Breve commento all’Ordinanza Num. 22432 del 16/10/2020
Recentemente la Corte di Cassazione è tornata ad esprimersi circa il problema degli effetti della cancellazione della società dal Registro delle Imprese intervenendo in una controversia nella quale la società che aveva promosso il giudizio di primo grado contro un istituto bancario, e le cui domande erano state accolte anche nel successivo appello, si era, nel frattempo, estinta e, quindi, cancellata dal suddetto registro.
Proprio da tale estinzione prendevano le mosse l’appello prima e il ricorso in Cassazione da parte dell’istituto di credito.
Tuttavia la Corte di Cassazione rigettava il ridetto ricorso.
La Suprema Corte, infatti, richiamando le sentenze n. 6070 e 6071 del 12/03/2013 pronunciate dalle Sezioni Unite della Corte medesima, si deve ritenere dopo la riforma del diritto societario, attuata dal D.Lgs. n. 6 del 2003, qualora all’estinzione della società, di persone o di capitali, conseguente alla cancellazione dal registro delle imprese, non corrisponda il venir meno di ogni rapporto giuridico facente capo alla società estinta, si determina un fenomeno di tipo successorio, in virtù del quale:
a) l’obbligazione della società non si estingue trasferendosi, invece, ai soci, i quali ne rispondono (sia pur nei limiti di quanto riscosso a seguito della liquidazione o illimitatamente, a seconda che, pendente societate, fossero limitatamente o illimitatamente responsabili per i debiti sociali);
b) i diritti e i beni non compresi nel bilancio di liquidazione della società estinta si trasferiscono ai soci, in regime di contitolarità o comunione indivisa, con esclusione delle mere pretese, ancorché azionate o azionabili in giudizio, e dei crediti ancora incerti o illiquidi, la cui inclusione in detto bilancio avrebbe richiesto un’attività ulteriore (giudiziale o extragiudiziale), il cui mancato espletamento da parte del liquidatore consente di ritenere che la società vi abbia rinunciato, a favore di una più rapida conclusione del procedimento estintivo;
c) inoltre, la cancellazione della società dal registro delle imprese, a partire dal momento in cui si verifica l’estinzione della società cancellata, priva la società stessa della capacità di stare in giudizio (con la sola eccezione della fictio iuris contemplata dall’art. 10 legge fall.).
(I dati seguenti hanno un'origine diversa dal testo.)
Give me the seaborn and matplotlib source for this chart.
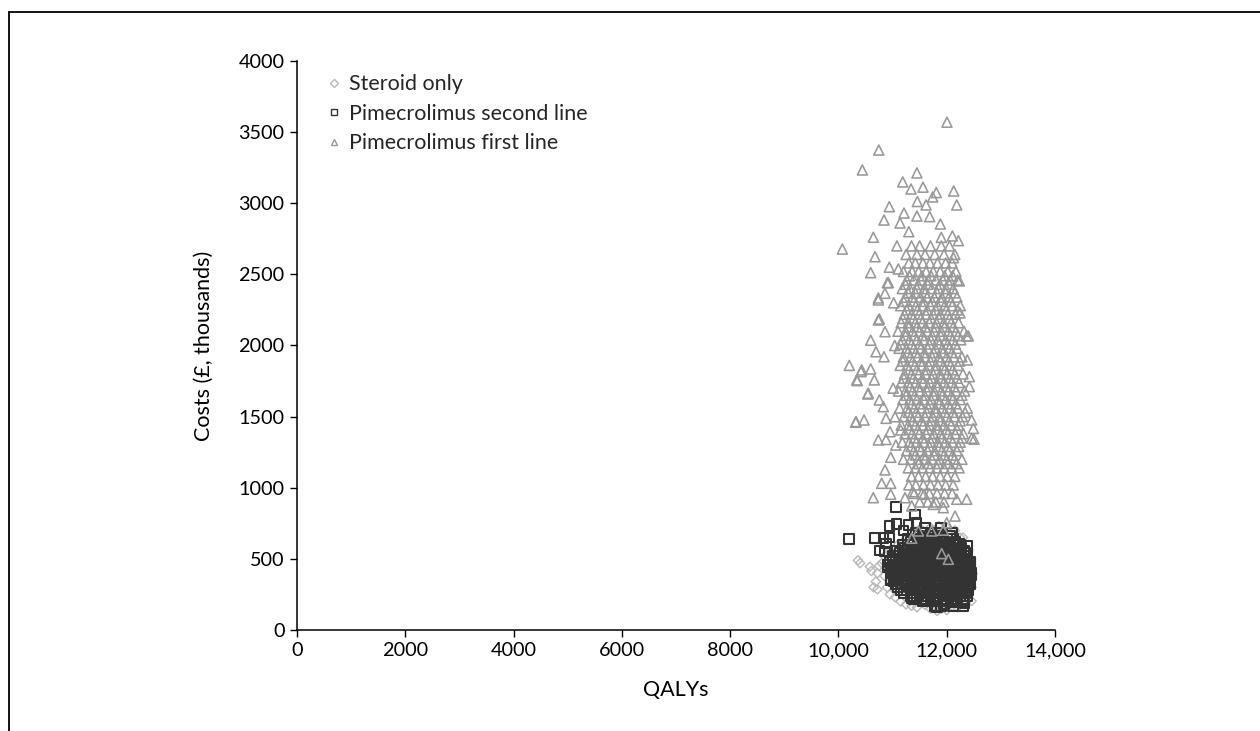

La Corte prosegue ritenendo che, qualora l’estinzione intervenga nella pendenza di un giudizio del quale la società è parte, si determina un evento interruttivo, con eventuale prosecuzione o riassunzione da parte o nei confronti dei soci, in quanto successori della società, ai sensi dell’art. 110 cod. proc. Civ. e, qualora l’evento non sia stato fatto constare nei modi di legge o si sia verificato quando non sarebbe più stato possibile farlo constare in tali modi, l’impugnazione della sentenza, pronunciata nei riguardi della società, deve provenire o essere indirizzata, a pena d’inammissibilità, dai soci o nei confronti dei soci, atteso che la stabilizzazione processuale di un soggetto estinto non può eccedere il grado di giudizio nel quale l’evento estintivo è occorso.
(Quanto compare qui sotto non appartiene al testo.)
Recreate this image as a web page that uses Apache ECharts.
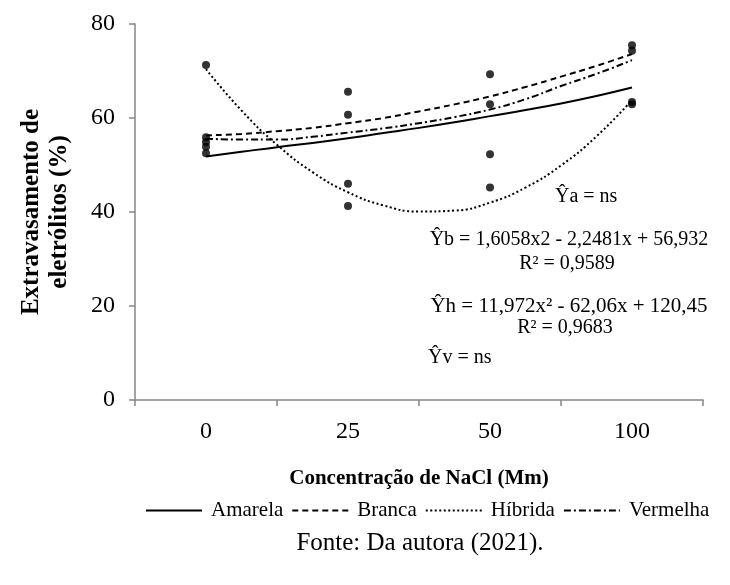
<!DOCTYPE html>
<html><head><meta charset="utf-8">
<script src="https://cdn.jsdelivr.net/npm/echarts@6/dist/echarts.min.js"></script>
<style>html,body{margin:0;padding:0;background:#fff}#c{width:730px;height:585px}</style>
</head><body><div id="c"></div>
<script>
const categories = ['0', '25', '50', '100'];
const yTicks = [0, 20, 40, 60, 80];
// observed points per category
const obs0 = [71.3, 55.9, 54.9, 53.9, 52.5];
const obs25 = [65.6, 60.7, 46.0, 41.3];
const obs50 = [69.3, 62.9, 52.3, 45.2];
const obs100 = [75.5, 74.3, 63.4, 62.9];
// trend line readings at category positions (0 = first category, 3 = last)
const trendPos = [0, 0.25, 0.5, 0.75, 1, 1.25, 1.5, 1.75, 2, 2.25, 2.5, 2.75, 3];
const amarela = [51.8, 52.8, 53.8, 54.7, 55.7, 56.8, 57.9, 59.1, 60.4, 61.7, 63.1, 64.7, 66.5];
const branca = [56.3, 56.6, 57.2, 57.9, 58.9, 60.0, 61.4, 62.9, 64.6, 66.6, 68.8, 71.1, 73.6];
const hibrida = [70.4, 61.6, 54.3, 48.5, 44.2, 41.4, 40.1, 40.3, 42.0, 45.2, 49.9, 56.1, 63.8];
const vermelha = [55.6, 55.4, 55.4, 56.0, 56.9, 57.8, 58.9, 60.2, 61.8, 64.0, 66.8, 69.4, 72.3];
const seriesNames = ['Amarela', 'Branca', 'Híbrida', 'Vermelha'];
const annotations = [
  'Ŷa = ns',
  'Ŷb = 1,6058x2 - 2,2481x + 56,932',
  'R² = 0,9589',
  'Ŷh = 11,972x² - 62,06x + 120,45',
  'R² = 0,9683',
  'Ŷv = ns'
];
const footer = 'Fonte: Da autora (2021).';

const serif = '"Liberation Serif", "Times New Roman", serif';
const obsAll = [obs0, obs25, obs50, obs100];
const scatterData = [];
obsAll.forEach((arr, i) => arr.forEach(v => scatterData.push([categories[i], v])));
const pair = arr => arr.map((v, i) => [trendPos[i], v]);
const styles = [
  {type: 'solid', width: 2},
  {type: [6, 4], width: 2},
  {type: [2, 2.5], width: 2},
  {type: [7, 3, 2, 3], width: 2}
];
const lines = [amarela, branca, hibrida, vermelha];

function txt(s, x, y, align, size) {
  return {type: 'text', x: x, y: y, z: 10,
    style: {text: s, font: size + 'px ' + serif, fill: '#000', align: align, verticalAlign: 'middle'}};
}

const chart = echarts.init(document.getElementById('c'));
chart.setOption({
  animation: false,
  backgroundColor: '#fff',
  grid: {left: 135, right: 27, top: 24, bottom: 185},
  xAxis: [{
    type: 'category', data: categories, boundaryGap: true,
    axisLine: {onZero: false, lineStyle: {color: '#868686', width: 1.5}},
    axisTick: {show: true, length: 6, lineStyle: {color: '#868686', width: 1.5}},
    axisLabel: {color: '#000', fontFamily: serif, fontSize: 24, margin: 20},
    name: 'Concentração de NaCl (Mm)', nameLocation: 'middle', nameGap: 68,
    nameTextStyle: {color: '#000', fontFamily: serif, fontSize: 21, fontWeight: 'bold'}
  }, {
    type: 'value', min: -0.5, max: 3.5, show: false
  }],
  yAxis: {
    type: 'value', min: 0, max: 80, interval: 20,
    axisLine: {show: true, onZero: false, lineStyle: {color: '#868686', width: 1.5}},
    axisTick: {show: true, length: 6, lineStyle: {color: '#868686', width: 1.5}},
    splitLine: {show: false},
    axisLabel: {color: '#000', fontFamily: serif, fontSize: 24, margin: 20,
      formatter: v => yTicks.includes(v) ? String(v) : ''},
    name: 'Extravasamento de\neletrólitos (%)', nameLocation: 'middle', nameGap: 61, nameRotate: 90,
    nameTextStyle: {color: '#000', fontFamily: serif, fontSize: 25, fontWeight: 'bold', lineHeight: 28}
  },
  legend: {
    data: seriesNames, top: 500, left: 145, width: 585, padding: 0,
    itemWidth: 56, itemHeight: 10, itemGap: 8,
    itemStyle: {opacity: 0, color: 'transparent', borderWidth: 0},
    textStyle: {color: '#000', fontFamily: serif, fontSize: 21, padding: [0, 0, 0, 4]}
  },
  graphic: [
    txt(annotations[0], 555, 197, 'left', 20),
    txt(annotations[1], 569, 240, 'center', 20),
    txt(annotations[2], 567, 264, 'center', 20),
    txt(annotations[3], 569, 306, 'center', 21),
    txt(annotations[4], 565, 328, 'center', 20),
    txt(annotations[5], 428, 358, 'left', 20),
    txt(footer, 420, 543, 'center', 25)
  ],
  series: lines.map((arr, i) => ({
    name: seriesNames[i], type: 'line', xAxisIndex: 1, data: pair(arr),
    smooth: true, symbol: 'none', showSymbol: false,
    lineStyle: {color: '#000', type: styles[i].type, width: styles[i].width},
    itemStyle: {color: '#000'}
  })).concat([{
    name: 'obs', type: 'scatter', xAxisIndex: 0, data: scatterData,
    symbol: 'circle', symbolSize: 8, itemStyle: {color: '#000'}, z: 5
  }])
});
</script></body></html>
Tuttavia i suddetti principi sono contemperati dall’ultrattività del mandato professionale alla lite in capo al difensore per effetto della stabilizzazione della posizione giuridica della parte colpita dall’evento in virtù della quale la morte o la perdita di capacità della parte costituita a mezzo di procuratore, dallo stesso non dichiarate in udienza o notificate alle altre parti, comportano, giusta la regola dell’ultrattività del mandato alla lite, che il medesimo procuratore, qualora originariamente munito di procura alla lite valida per gli ulteriori gradi del processo, sia legittimato a rappresentare la parte come se l’evento stesso non si fosse verificato, risultando così stabilizzata la posizione giuridica della parte rappresentata (rispetto alle altre parti ed al giudice) nella fase attiva del rapporto processuale, nonché in quelle successive di sua quiescenza od eventuale riattivazione dovuta alla proposizione dell’impugnazione.
Afferma altresì la Corte che l’estinzione di una società conseguente alla sua cancellazione dal registro delle imprese, intervenuta nella pendenza di un giudizio dalla stessa originariamente intrapreso, non determina anche l’estinzione della pretesa azionata, a meno che il creditore abbia manifestato, in modo esplicito o attraverso un comportamento concludente, la volontà di rimettere il debito comunicandola al debitore (e sempre che quest’ultimo non abbia dichiarato, in un congruo termine, di non volersene approfittare).
Tuttavia, tale circostanza deve necessariamente essere accertata in corso di giudizio.